- Job -
Without the pictures, return exactly the lines from the one with "Reproduce this chart with D3.js." through the one with "const nameNudge = [[6, -19], [-2, 12], [-4, 2]];". Both end lines belong in the copy.
━━━
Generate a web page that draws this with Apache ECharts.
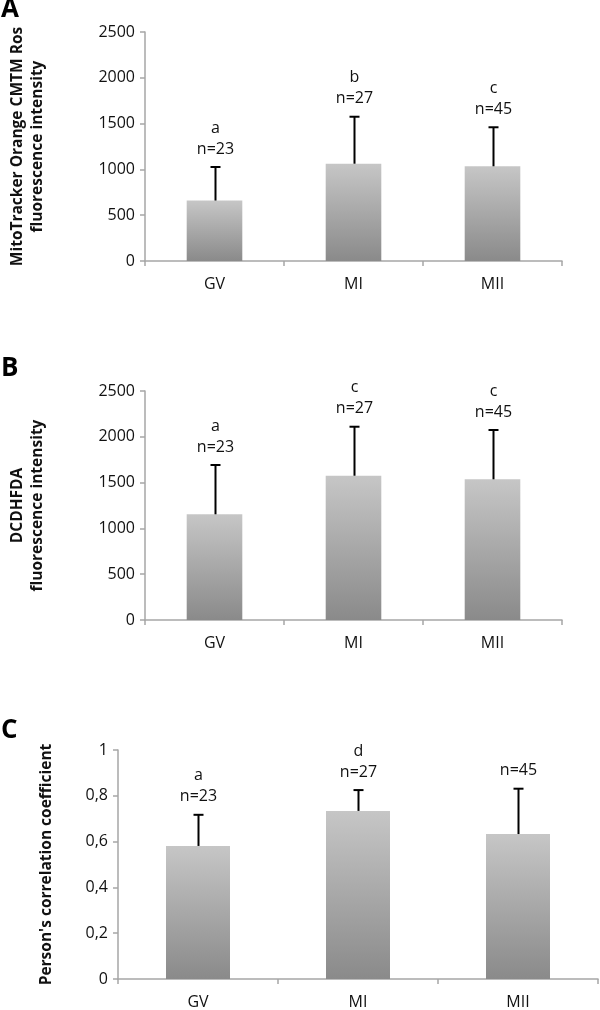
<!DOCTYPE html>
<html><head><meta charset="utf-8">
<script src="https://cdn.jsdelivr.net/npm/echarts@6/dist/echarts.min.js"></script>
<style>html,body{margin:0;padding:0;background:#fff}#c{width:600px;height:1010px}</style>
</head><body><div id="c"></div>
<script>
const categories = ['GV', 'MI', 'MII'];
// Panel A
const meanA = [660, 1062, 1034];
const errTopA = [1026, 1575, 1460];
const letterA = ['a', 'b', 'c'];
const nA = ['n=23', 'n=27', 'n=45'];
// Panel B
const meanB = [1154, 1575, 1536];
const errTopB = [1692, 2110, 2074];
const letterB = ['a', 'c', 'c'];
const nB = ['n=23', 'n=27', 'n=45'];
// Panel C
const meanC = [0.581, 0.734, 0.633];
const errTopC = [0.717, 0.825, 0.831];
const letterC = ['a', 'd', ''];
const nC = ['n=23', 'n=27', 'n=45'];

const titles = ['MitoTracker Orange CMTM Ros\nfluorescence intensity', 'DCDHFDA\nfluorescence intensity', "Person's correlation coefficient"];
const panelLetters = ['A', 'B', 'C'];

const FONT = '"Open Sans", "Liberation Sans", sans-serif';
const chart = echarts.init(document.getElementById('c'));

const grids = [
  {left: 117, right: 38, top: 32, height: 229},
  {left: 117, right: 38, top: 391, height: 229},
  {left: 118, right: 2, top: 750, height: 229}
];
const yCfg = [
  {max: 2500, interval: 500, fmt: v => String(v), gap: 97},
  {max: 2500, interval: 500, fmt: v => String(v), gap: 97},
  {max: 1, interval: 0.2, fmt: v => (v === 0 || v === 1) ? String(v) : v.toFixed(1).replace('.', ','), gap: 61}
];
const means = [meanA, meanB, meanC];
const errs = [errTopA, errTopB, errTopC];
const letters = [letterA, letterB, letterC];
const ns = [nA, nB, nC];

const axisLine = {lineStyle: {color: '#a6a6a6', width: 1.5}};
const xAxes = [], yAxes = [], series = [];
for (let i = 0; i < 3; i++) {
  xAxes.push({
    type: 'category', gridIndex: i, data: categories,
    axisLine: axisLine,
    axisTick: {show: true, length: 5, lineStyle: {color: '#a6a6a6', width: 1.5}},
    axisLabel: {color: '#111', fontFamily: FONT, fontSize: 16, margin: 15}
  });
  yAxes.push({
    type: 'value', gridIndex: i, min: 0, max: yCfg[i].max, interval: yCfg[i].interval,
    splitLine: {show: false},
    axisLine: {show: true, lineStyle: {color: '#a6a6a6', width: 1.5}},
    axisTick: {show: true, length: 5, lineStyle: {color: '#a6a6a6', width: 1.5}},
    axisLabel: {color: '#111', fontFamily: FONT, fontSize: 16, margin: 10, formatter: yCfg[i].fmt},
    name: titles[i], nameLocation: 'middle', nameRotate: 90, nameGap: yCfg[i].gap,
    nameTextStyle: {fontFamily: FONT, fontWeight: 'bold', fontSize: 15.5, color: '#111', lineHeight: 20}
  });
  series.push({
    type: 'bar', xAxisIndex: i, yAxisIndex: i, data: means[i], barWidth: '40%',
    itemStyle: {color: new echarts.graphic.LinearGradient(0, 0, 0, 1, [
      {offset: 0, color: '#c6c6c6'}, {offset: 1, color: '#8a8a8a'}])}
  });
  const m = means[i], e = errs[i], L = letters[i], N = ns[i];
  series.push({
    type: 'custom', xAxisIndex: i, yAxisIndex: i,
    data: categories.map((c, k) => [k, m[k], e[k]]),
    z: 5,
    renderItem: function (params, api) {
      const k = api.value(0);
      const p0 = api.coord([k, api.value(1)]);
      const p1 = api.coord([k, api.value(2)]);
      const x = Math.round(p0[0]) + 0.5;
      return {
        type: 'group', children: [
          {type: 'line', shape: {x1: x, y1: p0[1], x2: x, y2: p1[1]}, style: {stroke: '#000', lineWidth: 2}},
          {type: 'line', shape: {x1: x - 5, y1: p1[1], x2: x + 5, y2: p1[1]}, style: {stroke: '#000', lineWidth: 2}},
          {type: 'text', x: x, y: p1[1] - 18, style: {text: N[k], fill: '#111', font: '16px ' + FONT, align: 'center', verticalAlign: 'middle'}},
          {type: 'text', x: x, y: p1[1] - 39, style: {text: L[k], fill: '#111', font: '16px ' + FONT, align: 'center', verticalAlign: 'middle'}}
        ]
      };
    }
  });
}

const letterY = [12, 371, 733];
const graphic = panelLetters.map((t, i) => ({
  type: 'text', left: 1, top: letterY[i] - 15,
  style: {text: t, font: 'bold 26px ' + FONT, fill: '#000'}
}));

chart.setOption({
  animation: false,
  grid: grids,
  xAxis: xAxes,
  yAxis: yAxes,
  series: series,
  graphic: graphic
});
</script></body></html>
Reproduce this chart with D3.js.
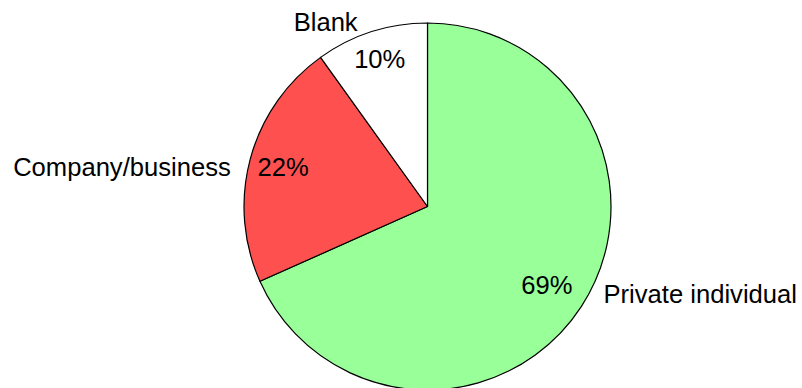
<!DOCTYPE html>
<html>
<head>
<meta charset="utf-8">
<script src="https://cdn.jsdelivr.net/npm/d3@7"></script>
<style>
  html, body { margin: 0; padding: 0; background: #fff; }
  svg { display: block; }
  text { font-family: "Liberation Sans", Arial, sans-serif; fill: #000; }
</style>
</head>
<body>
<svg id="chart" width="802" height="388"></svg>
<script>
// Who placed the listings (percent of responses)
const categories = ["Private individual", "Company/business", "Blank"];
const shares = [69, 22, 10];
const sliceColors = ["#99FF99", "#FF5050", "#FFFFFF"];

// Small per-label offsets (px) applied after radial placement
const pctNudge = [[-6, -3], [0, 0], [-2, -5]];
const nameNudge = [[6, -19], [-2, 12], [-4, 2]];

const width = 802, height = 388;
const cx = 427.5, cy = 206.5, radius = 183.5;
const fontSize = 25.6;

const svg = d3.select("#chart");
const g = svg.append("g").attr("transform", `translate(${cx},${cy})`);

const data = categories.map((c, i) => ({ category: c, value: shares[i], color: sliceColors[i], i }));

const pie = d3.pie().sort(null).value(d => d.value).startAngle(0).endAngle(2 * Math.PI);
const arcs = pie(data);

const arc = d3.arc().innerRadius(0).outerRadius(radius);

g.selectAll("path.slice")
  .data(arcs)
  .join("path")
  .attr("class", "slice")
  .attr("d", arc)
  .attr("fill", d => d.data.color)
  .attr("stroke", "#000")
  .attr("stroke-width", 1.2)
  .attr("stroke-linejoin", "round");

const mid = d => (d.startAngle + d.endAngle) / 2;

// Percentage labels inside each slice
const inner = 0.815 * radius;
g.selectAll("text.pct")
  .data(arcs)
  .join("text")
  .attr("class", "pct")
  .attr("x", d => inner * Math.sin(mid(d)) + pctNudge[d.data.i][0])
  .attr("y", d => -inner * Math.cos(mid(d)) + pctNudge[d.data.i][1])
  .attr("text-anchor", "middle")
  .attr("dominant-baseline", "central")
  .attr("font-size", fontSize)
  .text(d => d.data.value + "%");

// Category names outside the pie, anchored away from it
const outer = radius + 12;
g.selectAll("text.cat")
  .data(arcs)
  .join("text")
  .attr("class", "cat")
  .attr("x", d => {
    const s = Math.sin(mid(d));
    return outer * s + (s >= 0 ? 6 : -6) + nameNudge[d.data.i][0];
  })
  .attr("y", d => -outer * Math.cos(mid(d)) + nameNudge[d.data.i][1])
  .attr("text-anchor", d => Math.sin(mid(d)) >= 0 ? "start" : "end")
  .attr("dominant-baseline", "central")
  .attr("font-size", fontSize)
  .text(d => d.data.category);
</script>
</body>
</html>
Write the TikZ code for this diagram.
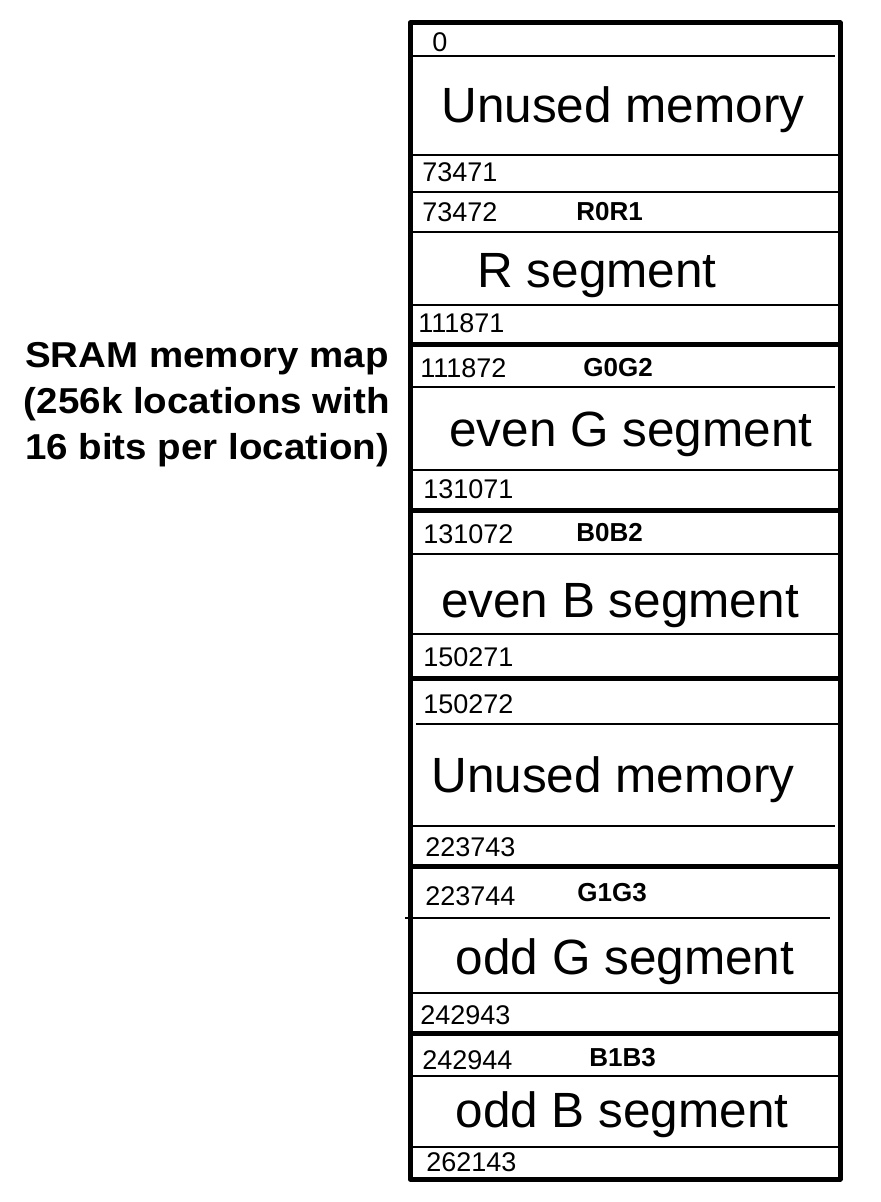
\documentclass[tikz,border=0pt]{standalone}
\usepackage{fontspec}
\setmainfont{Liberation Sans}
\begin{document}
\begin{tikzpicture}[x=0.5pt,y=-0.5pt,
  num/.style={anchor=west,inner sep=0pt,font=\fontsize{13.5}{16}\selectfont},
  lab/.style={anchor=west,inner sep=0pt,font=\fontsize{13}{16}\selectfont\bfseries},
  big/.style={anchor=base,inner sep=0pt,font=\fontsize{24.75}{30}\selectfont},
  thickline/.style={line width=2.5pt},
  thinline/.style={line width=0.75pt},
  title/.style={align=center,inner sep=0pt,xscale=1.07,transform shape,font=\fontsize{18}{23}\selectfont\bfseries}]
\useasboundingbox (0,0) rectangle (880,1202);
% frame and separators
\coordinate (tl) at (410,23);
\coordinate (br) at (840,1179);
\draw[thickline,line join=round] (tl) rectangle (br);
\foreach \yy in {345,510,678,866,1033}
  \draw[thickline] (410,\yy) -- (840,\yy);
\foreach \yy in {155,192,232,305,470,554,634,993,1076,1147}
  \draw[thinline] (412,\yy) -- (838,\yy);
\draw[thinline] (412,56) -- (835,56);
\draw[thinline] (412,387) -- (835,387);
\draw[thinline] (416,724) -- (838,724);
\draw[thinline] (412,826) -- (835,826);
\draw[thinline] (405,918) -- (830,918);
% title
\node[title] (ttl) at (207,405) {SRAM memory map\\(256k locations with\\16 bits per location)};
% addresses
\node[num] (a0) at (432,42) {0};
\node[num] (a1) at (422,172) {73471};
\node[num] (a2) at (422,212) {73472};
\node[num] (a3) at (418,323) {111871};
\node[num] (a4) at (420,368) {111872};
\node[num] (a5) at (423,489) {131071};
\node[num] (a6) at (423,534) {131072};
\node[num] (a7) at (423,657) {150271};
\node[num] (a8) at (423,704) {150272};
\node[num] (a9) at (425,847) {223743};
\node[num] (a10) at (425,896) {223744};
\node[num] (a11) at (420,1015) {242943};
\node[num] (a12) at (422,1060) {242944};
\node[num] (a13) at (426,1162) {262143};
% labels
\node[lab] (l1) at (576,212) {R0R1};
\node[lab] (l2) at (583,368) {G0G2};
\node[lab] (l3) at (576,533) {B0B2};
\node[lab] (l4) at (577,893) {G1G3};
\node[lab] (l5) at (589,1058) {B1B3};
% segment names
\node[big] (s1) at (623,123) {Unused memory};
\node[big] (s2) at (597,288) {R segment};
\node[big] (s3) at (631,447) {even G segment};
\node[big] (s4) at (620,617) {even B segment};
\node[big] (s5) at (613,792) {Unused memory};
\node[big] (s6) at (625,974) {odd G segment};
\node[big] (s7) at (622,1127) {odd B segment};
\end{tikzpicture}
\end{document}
━━━
- Exercise solution -
Reproduce this chart with D3.js.
<!DOCTYPE html>
<html>
<head>
<meta charset="utf-8">
<script src="https://cdn.jsdelivr.net/npm/d3@7"></script>
<style>
  html, body { margin: 0; padding: 0; background: #fff; }
  svg { display: block; }
  text { font-family: "Liberation Sans", Arial, sans-serif; fill: #000; }
</style>
</head>
<body>
<svg id="chart" width="802" height="388"></svg>
<script>
// Who placed the listings (percent of responses)
const categories = ["Private individual", "Company/business", "Blank"];
const shares = [69, 22, 10];
const sliceColors = ["#99FF99", "#FF5050", "#FFFFFF"];

// Small per-label offsets (px) applied after radial placement
const pctNudge = [[-6, -3], [0, 0], [-2, -5]];
const nameNudge = [[6, -19], [-2, 12], [-4, 2]];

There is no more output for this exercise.